Skip to content

0.10.22

Compare
Choose a tag to compare
@awalker4 awalker4 released this 13 Oct 18:02
· 864 commits to main since this release
ad1b93d

Enhancements

  • bump unstructured-inference to 0.7.3 The updated version of unstructured-inference supports a new version of the Chipper model, as well as a cleaner schema for its output classes. Support is included for new inference features such as hierarchy and ordering.
  • Expose skip_infer_table_types in ingest CLI. For each connector a new --skip-infer-table-types parameter was added to map to the skip_infer_table_types partition argument. This gives more granular control to unstructured-ingest users, allowing them to specify the file types for which we should attempt table extraction.
  • Add flag to ingest CLI to raise error if any single doc fails in pipeline Currently if a single doc fails in the pipeline, the whole thing halts due to the error. This flag defaults to log an error but continue with the docs it can.
  • Emit hyperlink metadata for DOCX file-type. DOCX partitioner now adds metadata.links, metadata.link_texts and metadata.link_urls for elements that contain a hyperlink that points to an external resource. So-called "jump" links pointing to document internal locations (such as those found in a table-of-contents "jumping" to a chapter or section) are excluded.

Features

  • Add elements_to_text as a staging helper function In order to get a single clean text output from unstructured for metric calculations, automate the process of extracting text from elements using this function.

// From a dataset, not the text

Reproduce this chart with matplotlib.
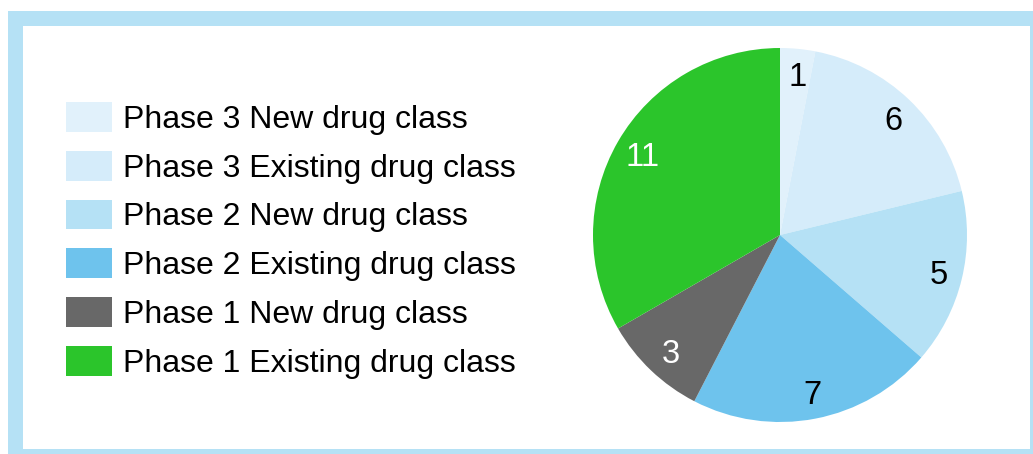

  • Adds permissions(RBAC) data ingestion functionality for the Sharepoint connector. Problem: Role based access control is an important component in many data storage systems. Users may need to pass permissions (RBAC) data to downstream systems when ingesting data. Feature: Added permissions data ingestion functionality to the Sharepoint connector.

Fixes

  • Fixes PDF list parsing creating duplicate list items Previously a bug in PDF list item parsing caused removal of other elements and duplication of the list item
  • Fixes duplicated elements Fixes issue where elements are duplicated when embeddings are generated. This will allow users to generate embeddings for their list of Elements without duplicating/breaking the orginal content.
  • Fixes failure when flagging for embeddings through unstructured-ingest Currently adding the embedding parameter to any connector results in a failure on the copy stage. This is resolves the issue by adding the IngestDoc to the context map in the embedding node's run method. This allows users to specify that connectors fetch embeddings without failure.
  • Fix ingest pipeline reformat nodes not discoverable Fixes issue where reformat nodes raise ModuleNotFoundError on import. This was due to the directory was missing __init__.py in order to make it discoverable.
  • Fix default language in ingest CLI Previously the default was being set to english which injected potentially incorrect information to downstream language detection libraries. By setting the default to None allows those libraries to better detect what language the text is in the doc being processed.